Lately, Plug Research has been angling for some of that quasi-lucrative shoegazetronica pie, which Germany's Morr Music has been hogging in recent years. Languis' 2004 full-length, The Four Walls, is one of the better efforts in this style, coming close to the grandeur of Pluramon's Dreams Top Rock and Guitar's Sunkissed.

Languis are shrinking violets on the mic, and their music doesn't exactly storm into your brain. The group's part of a growing movement toward quiescence, fragility, and ethereal beauty (see Lali Puna, Tristeza, AM/PM, Nobody, Album Leaf, Eluvium, Junior Boys, Styrofoam, Signer, et al.). While some musicians rage against the regime through noise as ugly as politicians' hypocrisy, these aural ascetics retreat wombward with muted passion and blurred introspection.

On The Four Walls--which boasts contributions from Jimmy Tamborello, Nobody, Paul Larson (Strictly Ballroom), and Chris Hathwell (Moving Units)--Languis make their bid for commercial acceptance, albeit of a decidedly uncrass sort. "Asleep" displays hazy, uptempo Ride-like rock featuring that band's reliance on breathy, heavy-lidded vocals. Languis revel in orchestral ambience and spacious song structures in which everything's soft focus, Vaseline-lensed, and solarized.

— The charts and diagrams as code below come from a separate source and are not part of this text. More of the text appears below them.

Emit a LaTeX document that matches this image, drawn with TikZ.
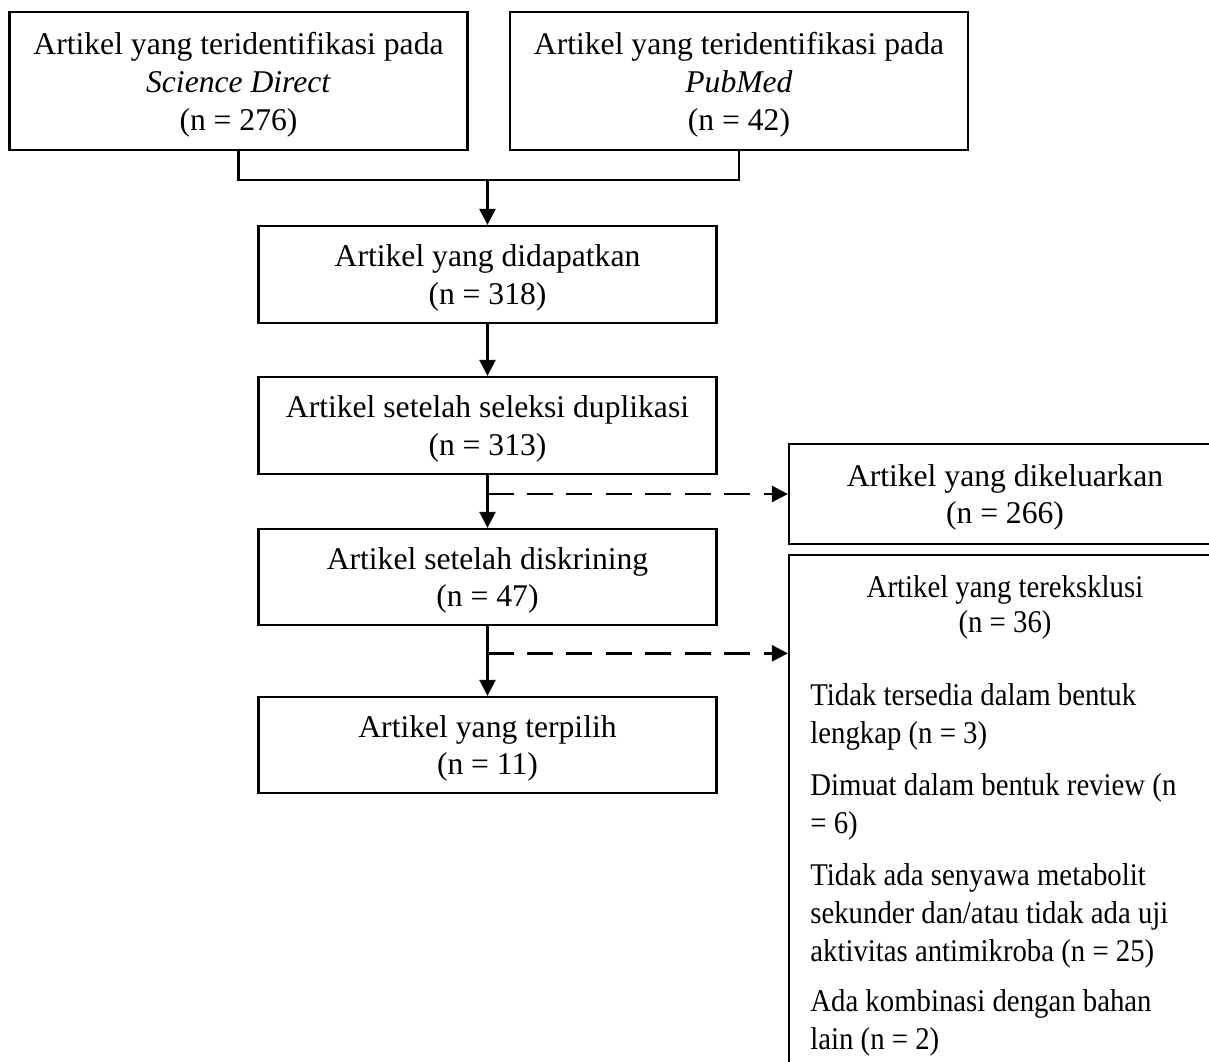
\documentclass[tikz,border=0pt]{standalone}
\usepackage{fontspec}
\setmainfont{Liberation Serif}
\newfontfamily\narrowserif[FakeStretch=0.91]{Liberation Serif}
\usetikzlibrary{arrows.meta,calc}

\tikzset{
  flowbox/.style={draw, rectangle, line width=1.3pt, align=center, inner sep=0pt,
    minimum width=9.16cm, text depth=-1pt, font=\fontsize{18}{21.6}\selectfont},
  sidebox/.style={draw, rectangle, line width=1.3pt, inner sep=0pt, minimum width=8.64cm},
  flowarrow/.style={line width=1.4pt, -{Stealth[inset=0pt,length=0.32cm,width=0.32cm]}},
  dasharrow/.style={flowarrow, dash pattern=on 0.52cm off 0.27cm},
}

\begin{document}
\begin{tikzpicture}[x=0.02cm,y=-0.02cm]
\useasboundingbox (0,0) rectangle (1209,1061);
\fill[white] (0,0) rectangle (1209,1061);
% sumber
\node[flowbox, minimum height=2.76cm] (sd) at (238.5,81) {Artikel yang teridentifikasi pada\\\textit{Science Direct}\\(n = 276)};
\node[flowbox, minimum height=2.76cm] (pm) at (739,81) {Artikel yang teridentifikasi pada\\\textit{PubMed}\\(n = 42)};
% alur utama
\node[flowbox, minimum height=1.94cm] (got) at (487.5,274.5) {Artikel yang didapatkan\\(n = 318)};
\node[flowbox, minimum height=1.94cm] (dup) at (487.5,425.5) {Artikel setelah seleksi duplikasi\\(n = 313)};
\node[flowbox, minimum height=1.92cm] (scr) at (487.5,577) {Artikel setelah diskrining\\(n = 47)};
\node[flowbox, minimum height=1.92cm] (sel) at (487.5,745) {Artikel yang terpilih\\(n = 11)};
% eksklusi
\node[flowbox, minimum width=8.64cm, minimum height=2cm] (exA) at (1005,494) {Artikel yang dikeluarkan\\(n = 266)};
\node[sidebox, minimum height=11.3cm] (exB) at (1005,837.5) {};
\node[font=\narrowserif\fontsize{18}{20}\selectfont, align=center, inner sep=0pt] (exBt) at (1005,607) {Artikel yang tereksklusi\\(n = 36)};
\node[font=\narrowserif\fontsize{18}{21.6}\selectfont, align=left, anchor=north west, inner sep=0pt] (exBl) at (810,683)
  {Tidak tersedia dalam bentuk\\lengkap (n = 3)\\[8pt]
   Dimuat dalam bentuk review (n\\{}= 6)\\[8pt]
   Tidak ada senyawa metabolit\\sekunder dan/atau tidak ada uji\\aktivitas antimikroba (n = 25)\\[7pt]
   Ada kombinasi dengan bahan\\lain (n = 2)};
% panah
\coordinate (merge) at (487.5,180);
\draw[line width=1.3pt] (sd.south) |- (merge) -| (pm.south);
\draw[flowarrow] (merge) -- (got.north);
\draw[flowarrow] (got) -- (dup);
\draw[flowarrow] (dup) -- (scr);
\draw[flowarrow] (scr) -- (sel);
\draw[dasharrow] (dup.south |- exA.west) -- (exA.west);
\coordinate (tapB) at ($(scr.south)!0.39!(sel.north)$);
\draw[dasharrow] (tapB) -- (exB.west |- tapB);
\end{tikzpicture}
\end{document}
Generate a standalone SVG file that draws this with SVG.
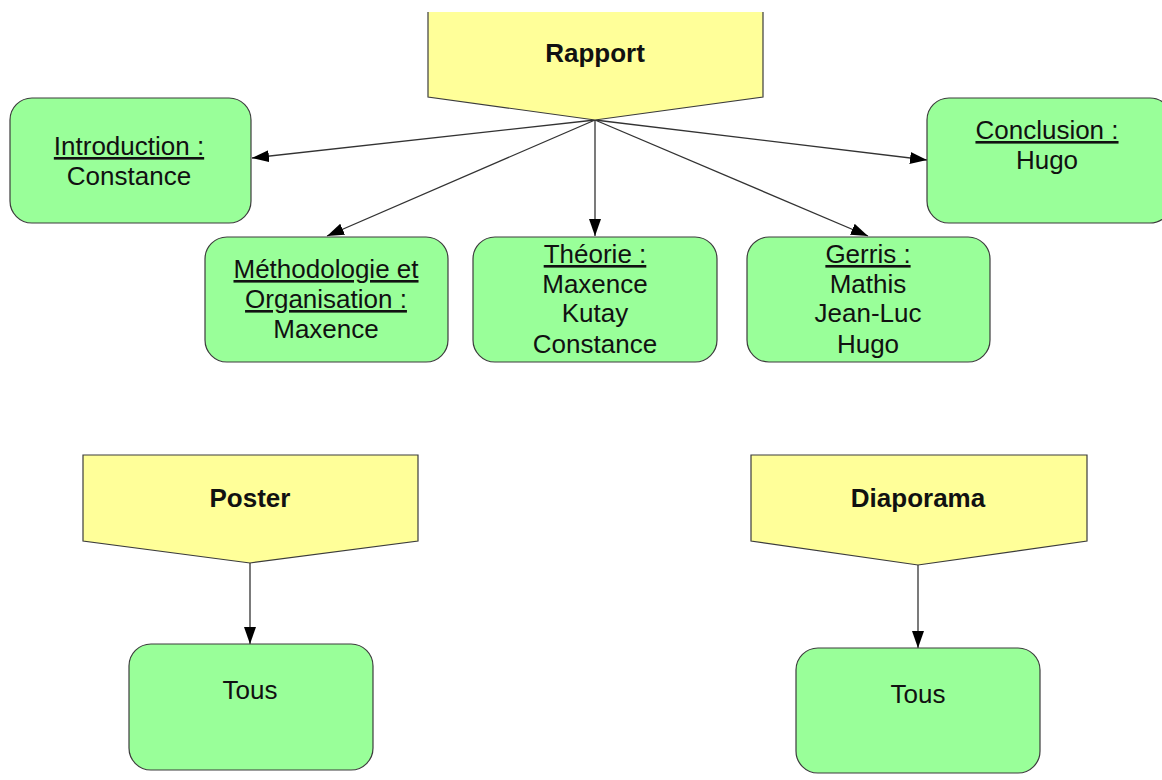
<svg xmlns="http://www.w3.org/2000/svg" width="1162" height="780" viewBox="0 0 1162 780">
<style>
.y{fill:#ffff99;stroke:#3c3c3c;stroke-width:1.2}
.g{fill:#99ff99;stroke:#3c3c3c;stroke-width:1.2}
.t{font-family:"Liberation Sans",Arial,sans-serif;font-size:26px;fill:#111;text-anchor:middle}
.b{font-family:"Liberation Sans",Arial,sans-serif;font-size:26px;font-weight:bold;fill:#111;text-anchor:middle}
.u{text-decoration:underline}
.c{stroke:#333;stroke-width:1.3;fill:none;marker-end:url(#ah)}
</style>
<defs>
<marker id="ah" viewBox="0 0 17 12" refX="17" refY="6" markerWidth="17" markerHeight="12" markerUnits="userSpaceOnUse" orient="auto">
<path d="M0,0 L17,6 L0,12 z" fill="#000"/>
</marker>
</defs>
<rect width="1162" height="780" fill="#fff"/>
<g id="connectors">
<line class="c" x1="595" y1="120" x2="252" y2="158"/>
<line class="c" x1="595" y1="120" x2="327" y2="236"/>
<line class="c" x1="595" y1="120" x2="595" y2="236"/>
<line class="c" x1="595" y1="120" x2="868" y2="236"/>
<line class="c" x1="595" y1="120" x2="927" y2="160"/>
<line class="c" x1="250" y1="563" x2="250" y2="644"/>
<line class="c" x1="918" y1="565" x2="918" y2="648"/>
</g>
<g id="rapport">
<path d="M428,12 L763,12 L763,97 L595,120 L428,97 Z" fill="#ffff99"/>
<path d="M428,12 L428,97 L595,120 L763,97 L763,12" fill="none" stroke="#3c3c3c" stroke-width="1.2"/>
<text class="b" x="595" y="62">Rapport</text>
</g>
<g id="introduction">
<rect class="g" x="10" y="98" width="241" height="125" rx="22"/>
<text class="t" x="129" y="155"><tspan class="u">Introduction :</tspan></text>
<text class="t" x="129" y="185">Constance</text>
</g>
<g id="conclusion">
<rect class="g" x="927" y="98" width="245" height="125" rx="22"/>
<text class="t" x="1047" y="139"><tspan class="u">Conclusion :</tspan></text>
<text class="t" x="1047" y="169">Hugo</text>
</g>
<g id="methodologie">
<rect class="g" x="205" y="237" width="243" height="125" rx="22"/>
<text class="t" x="326" y="278"><tspan class="u">Méthodologie et</tspan></text>
<text class="t" x="326" y="308"><tspan class="u">Organisation :</tspan></text>
<text class="t" x="326" y="338">Maxence</text>
</g>
<g id="theorie">
<rect class="g" x="473" y="237" width="244" height="125" rx="22"/>
<text class="t" x="595" y="263"><tspan class="u">Théorie :</tspan></text>
<text class="t" x="595" y="293">Maxence</text>
<text class="t" x="595" y="322">Kutay</text>
<text class="t" x="595" y="353">Constance</text>
</g>
<g id="gerris">
<rect class="g" x="747" y="237" width="243" height="125" rx="22"/>
<text class="t" x="868" y="263"><tspan class="u">Gerris :</tspan></text>
<text class="t" x="868" y="293">Mathis</text>
<text class="t" x="868" y="322">Jean-Luc</text>
<text class="t" x="868" y="353">Hugo</text>
</g>
<g id="poster">
<polygon class="y" points="83,455 418,455 418,541 250,563 83,541"/>
<text class="b" x="250" y="507">Poster</text>
</g>
<g id="tous-poster">
<rect class="g" x="129" y="644" width="244" height="126" rx="22"/>
<text class="t" x="250" y="699">Tous</text>
</g>
<g id="diaporama">
<polygon class="y" points="751,455 1087,455 1087,541 918,565 751,541"/>
<text class="b" x="918" y="507">Diaporama</text>
</g>
<g id="tous-diaporama">
<rect class="g" x="796" y="648" width="244" height="125" rx="22"/>
<text class="t" x="918" y="703">Tous</text>
</g>
</svg>
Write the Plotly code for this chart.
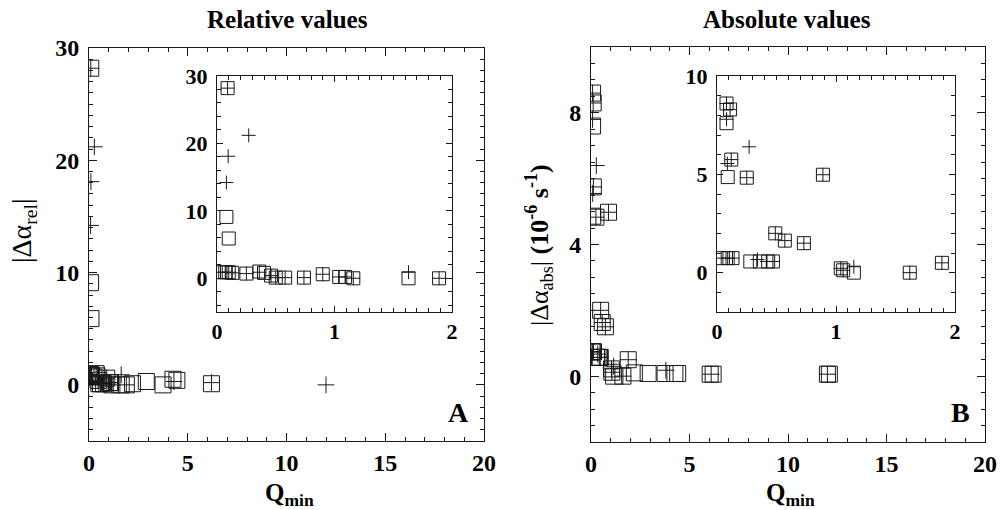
import plotly.graph_objects as go

# ---------------- data: relative values (panel A) ----------------
rel_sq_q = [0.09, 0.08, 0.10, 0.03, 0.07, 0.10, 0.13, 0.25, 0.36, 0.40, 0.46, 0.50, 0.58,
            0.74, 0.90, 1.04, 1.09, 1.16, 1.63, 1.89, 2.2, 2.9, 3.75, 4.25, 4.45, 6.2]
rel_sq_v = [28.2, 9.1, 5.9, 0.9, 0.9, 0.9, 0.8, 0.7, 1.0, 0.8, 0.4, 0.1, 0.1,
            0.1, 0.6, 0.2, 0.2, 0.0, 0.0, 0.0, 0.1, 0.3, 0.0, 0.5, 0.4, 0.1]
rel_pl_q = [0.09, 0.27, 0.095, 0.08, 0.03, 0.07, 0.10, 0.13, 0.25, 0.36, 0.46, 0.50, 0.58,
            0.74, 0.90, 1.04, 1.09, 1.16, 1.63, 1.89, 4.3, 6.2, 12.0]
rel_pl_v = [28.2, 21.2, 18.1, 14.2, 0.9, 0.9, 0.9, 0.8, 0.7, 0.9, 0.4, 0.1, 0.1,
            0.1, 0.6, 0.2, 0.2, 0.0, 0.9, 0.0, 0.3, 0.2, 0.0]

# ---------------- data: absolute values (panel B, 10^-6 s^-1) ----------------
abs_sq_q = [0.08, 0.11, 0.08, 0.12, 0.09, 0.25, 0.89, 0.49, 0.57, 0.73, 0.05, 0.09, 0.13,
            0.28, 0.36, 0.43, 0.47, 1.04, 1.06, 1.15, 1.62, 1.89, 2.2, 2.9, 3.76, 4.26,
            4.4, 6.05, 6.2, 12.0, 12.1]
abs_sq_v = [8.6, 8.3, 7.6, 5.75, 4.86, 4.83, 4.98, 2.0, 1.63, 1.5, 0.74, 0.74, 0.74,
            0.57, 0.57, 0.57, 0.57, 0.22, 0.12, 0.0, 0.0, 0.5, 0.1, 0.08, 0.08, 0.08,
            0.08, 0.06, 0.06, 0.06, 0.06]
abs_pl_q = [0.08, 0.11, 0.08, 0.12, 0.087, 0.27, 0.25, 0.89, 0.49, 0.57, 0.73, 0.05, 0.09,
            0.13, 0.34, 0.42, 0.47, 1.04, 1.06, 1.15, 1.62, 1.89, 3.8, 6.1, 12.0]
abs_pl_v = [8.6, 8.3, 7.8, 5.75, 5.55, 6.4, 4.83, 4.98, 2.0, 1.63, 1.5, 0.74, 0.74,
            0.74, 0.67, 0.57, 0.57, 0.22, 0.12, 0.3, 0.0, 0.5, 0.18, 0.06, 0.06]

INK = "#1a1a1a"
FONT = "Liberation Serif, Times New Roman, serif"

fig = go.Figure()


def add_pair(xq, yv, pq, pv, xa, ya, sq_size, pl_size):
    fig.add_trace(go.Scatter(x=xq, y=yv, mode="markers", xaxis=xa, yaxis=ya,
                             marker=dict(symbol="square-open", size=sq_size, color=INK,
                                         line=dict(width=1, color=INK)),
                             showlegend=False, cliponaxis=True))
    fig.add_trace(go.Scatter(x=pq, y=pv, mode="markers", xaxis=xa, yaxis=ya,
                             marker=dict(symbol="cross-thin-open", size=pl_size, color=INK,
                                         line=dict(width=1, color=INK)),
                             showlegend=False, cliponaxis=True))


add_pair(rel_sq_q, rel_sq_v, rel_pl_q, rel_pl_v, "x", "y", 16, 12)
add_pair(rel_sq_q, rel_sq_v, rel_pl_q, rel_pl_v, "x2", "y2", 13, 10)
add_pair(abs_sq_q, abs_sq_v, abs_pl_q, abs_pl_v, "x3", "y3", 16, 12)
add_pair(abs_sq_q, abs_sq_v, abs_pl_q, abs_pl_v, "x4", "y4", 13, 10)

W, H = 1000, 510


def dom_x(a, b):
    return [a / W, b / W]


def dom_y(top, bottom):
    return [(H - bottom) / H, (H - top) / H]


def ax(domain, rng, dtick, minor, size, anchor, ticklen=8, **kw):
    d = dict(domain=domain, range=rng, dtick=dtick, tick0=0, anchor=anchor,
             showline=True, linecolor=INK, linewidth=1, mirror="allticks",
             ticks="inside", ticklen=ticklen, tickwidth=1, tickcolor=INK,
             showgrid=False, zeroline=False, fixedrange=True,
             minor=dict(dtick=minor, tick0=0, ticks="inside", ticklen=4,
                        tickcolor=INK, showgrid=False),
             tickfont=dict(family=FONT, size=size, color="black", weight="bold"),
             automargin=False)
    d.update(kw)
    return d


fig.update_layout(
    width=W, height=H,
    margin=dict(l=0, r=0, t=0, b=0),
    paper_bgcolor="white", plot_bgcolor="rgba(0,0,0,0)",
    font=dict(family=FONT, color="black"),
    xaxis=ax(dom_x(89, 484), [0, 20], 5, 1, 24, "y"),
    yaxis=ax(dom_y(48, 441), [-5, 30], 10, 1, 24, "x", ticklabelstandoff=4),
    xaxis2=ax(dom_x(217, 452), [0, 2], 1, 0.1, 22, "y2", ticklen=6),
    yaxis2=ax(dom_y(76, 312), [-5, 30], 10, 2, 22, "x2", ticklen=6, ticklabelstandoff=4),
    xaxis3=ax(dom_x(591, 985), [0, 20], 5, 1, 24, "y3"),
    yaxis3=ax(dom_y(47, 442), [-2, 10], 4, 0.5, 24, "x3", ticklabelstandoff=4),
    xaxis4=ax(dom_x(717, 955), [0, 2], 1, 0.1, 22, "y4", ticklen=6),
    yaxis4=ax(dom_y(76, 312), [-2, 10], 5, 1, 22, "x4", ticklen=6, ticklabelstandoff=4),
)

ann_font = dict(family=FONT, color="black")
annotations = [
    dict(text="<b>Relative values</b>", x=287 / W, y=(H - 20) / H, font=dict(size=25, **ann_font)),
    dict(text="<b>Absolute values</b>", x=787 / W, y=(H - 20) / H, font=dict(size=25, **ann_font)),
    dict(text="<b>Q<sub>min</sub></b>", x=289 / W, y=(H - 494) / H, font=dict(size=25, **ann_font)),
    dict(text="<b>Q<sub>min</sub></b>", x=790 / W, y=(H - 494) / H, font=dict(size=25, **ann_font)),
    dict(text="|Δα<sub>rel</sub>|", x=24 / W, y=(H - 231) / H, textangle=-90,
         font=dict(size=28, **ann_font)),
    dict(text="|Δα<sub>abs</sub>| <b>(10<sup>-6</sup> s<sup>-1</sup>)</b>", x=539 / W,
         y=(H - 245) / H, textangle=-90, font=dict(size=26, **ann_font)),
    dict(text="<b>A</b>", x=458 / W, y=(H - 412) / H, font=dict(size=28, **ann_font)),
    dict(text="<b>B</b>", x=960 / W, y=(H - 412) / H, font=dict(size=28, **ann_font)),
]
for a in annotations:
    a.update(xref="paper", yref="paper", showarrow=False, xanchor="center", yanchor="middle")
fig.update_layout(annotations=annotations)

fig.write_html("out.html")
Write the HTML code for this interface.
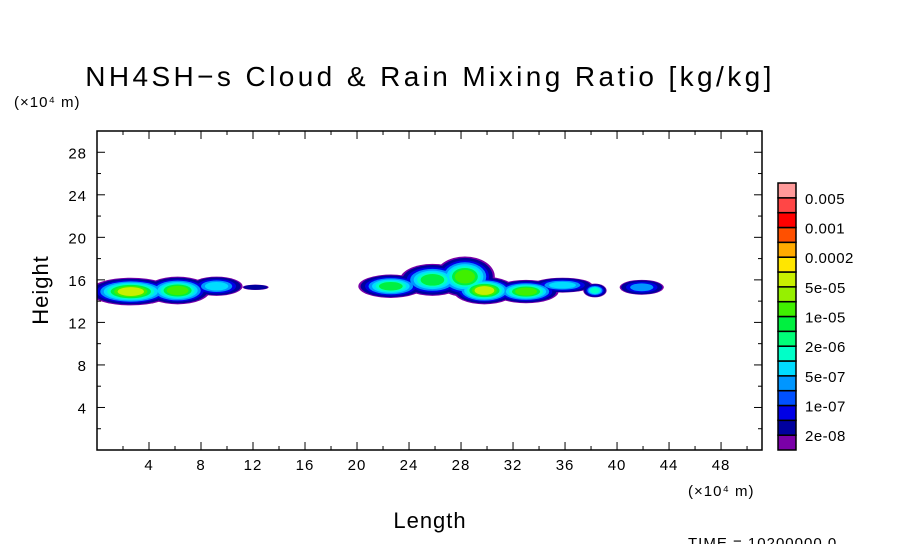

While Walls broadened Languis' accessibility, 2002's Untied (simballrec) is the duo's most fully realized work. Throughout the disc, Languis deftly mesh organic and synthetic textures, much like Seattle's Electric Birds. Also like Electric Birds, Languis--who perform Friday, February 4, at Lower Level (CHAC)--fancy the undulant keyboard hypnosis pioneered by American minimalist composers Philip Glass, Terry Riley, and Steve Reich. Untied is an unassuming masterpiece in which Languis merge their subtly beautiful melodies with impressionistic textures, grasping for the elusive, intangible emotions that mark much of the most ambitious music.